SPJ honors Central Ohio Pro’s Kevin Smith with Wells Memorial Key
Kevin Smith, a member of our board and deputy director of the Kiplinger Program in Public Affairs Journalism at The Ohio State University, received the Wells Memorial Key Award, SPJ’s highest honor, at the national convention in Nashville last week. Congratulations, Kevin!
Outgoing SPJ President David Cuillier shared a lengthy list of accomplishments, but focused on Kevin’s stellar work on revising the SPJ Ethics Code, revised for the first time since 1996 and adopted by delegates during the closing business meeting.
Kevin joined SPJ as a journalism student 35 years ago and didn’t wait long to get involved in the news organization. A year out of school, in 1980, he helped start a local professional chapter in West Virginia and then joined the Society’s FOI committee as a Project Watchdog member, monitoring open meetings and records issues in that state.
In 1988, Kevin’s work earned him a position on the ethics committee. By 1991, he was named a Poynter Ethics Fellow. He served as vice chairman of the committee when SPJ wrote its first ethic book, “Doing Ethics in Journalism,” to which he was a contributing writer. He was awarded a second ethics fellowship by Poynter in 1993 and then took over as ethics chair in 1994 to began revising the Society’s ethics code, which was accomplished in 1996. He later added work to another ethics book for SPJ.
While working in academics, SPJ members elected him to serve an unexpired board term in 1997 as campus adviser at-large.
In 2006, he left the ethics committee to become Region 4 director, ultimately becoming SPJ president in 2010. Immediately following his presidency, Kevin returned to the ethics committee to begin his last four-year stint as chairman. It culminated last weekend at the Excellence in Journalism 2014 conference with the passage of the newest ethics code.

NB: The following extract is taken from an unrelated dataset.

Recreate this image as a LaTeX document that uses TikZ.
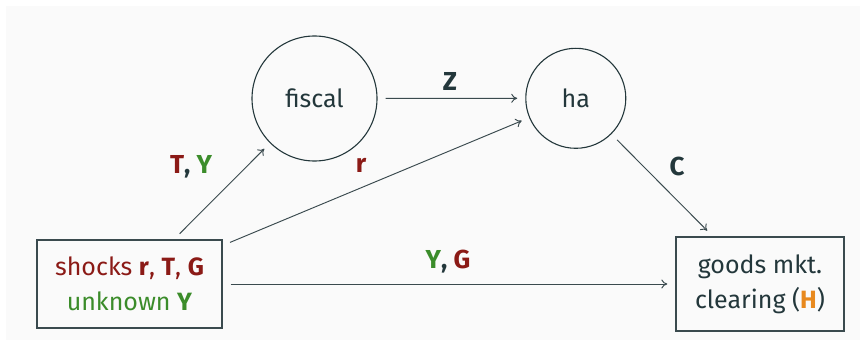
\documentclass[tikz,border=0pt]{standalone}
\usepackage{fontspec}
\setmainfont{Fira Sans}
\usetikzlibrary{arrows.meta}
\definecolor{mdark}{HTML}{23373B}
\definecolor{mred}{HTML}{8B1A16}
\definecolor{mgreen}{HTML}{3B8C2A}
\definecolor{morange}{HTML}{E8891E}
\definecolor{bgray}{HTML}{FAFAFA}
\definecolor{lgray}{HTML}{3A4A4E}
\tikzset{
  circnode/.style={circle, draw=mdark, line width=1.1pt, text=mdark, inner sep=0pt, font=\fontsize{25}{35}\selectfont},
  boxnode/.style={rectangle, draw=lgray, line width=1.3pt, inner sep=0pt, align=center, font=\fontsize{25}{35}\selectfont},
  conn/.style={draw=lgray, line width=0.95pt, -{To[length=6pt,width=9pt]}, shorten >=8pt, shorten <=8pt},
  lbl/.style={font=\fontsize{26}{30}\selectfont\bfseries, inner sep=0pt}
}
\begin{document}
\begin{tikzpicture}[x=1pt,y=-1pt]
\useasboundingbox (0,0) rectangle (865,345);
\fill[bgray] (6,6) rectangle (860,340);
\node[circnode, minimum size=125pt] (fiscal) at (314.5,98.5) {fiscal};
\node[circnode, minimum size=100pt] (ha) at (575.8,98.3) {ha};
\node[boxnode, minimum width=185pt, minimum height=88pt] (shocks) at (129.5,284)
  {\textcolor{mred}{shocks \textbf{r}, \textbf{T}, \textbf{G}}\\\textcolor{mgreen}{unknown \textbf{Y}}};
\node[boxnode, minimum width=168pt, minimum height=94pt, text=mdark] (goods) at (760,284)
  {goods mkt.\\clearing (\textcolor{morange}{\textbf{H}})};
\draw[conn] (fiscal) -- (ha);
\draw[conn] (shocks) -- (fiscal);
\draw[conn] (shocks) -- (ha);
\draw[conn] (ha) -- (goods);
\draw[conn] (shocks) -- (goods);
\node[lbl, text=mdark] (lz) at (450,81) {Z};
\node[lbl, text=mdark] (lty) at (191,167) {\textcolor{mred}{T}, \textcolor{mgreen}{Y}};
\node[lbl, text=mred] (lr) at (361,165) {r};
\node[lbl, text=mdark] (lc) at (677,166) {C};
\node[lbl, text=mdark] (lyg) at (448,262) {\textcolor{mgreen}{Y}, \textcolor{mred}{G}};
\end{tikzpicture}
\end{document}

Kevin has lectured on media ethics all over the world and taught the subject on college campuses for 13 years. In addition, he has been a campus adviser at two universities (Miami University of Ohio and James Madison University), and served on the board of three local chapters. He has been a member of the SPJ’s sister organization, the Sigma Delta Chi Foundation, since 2008.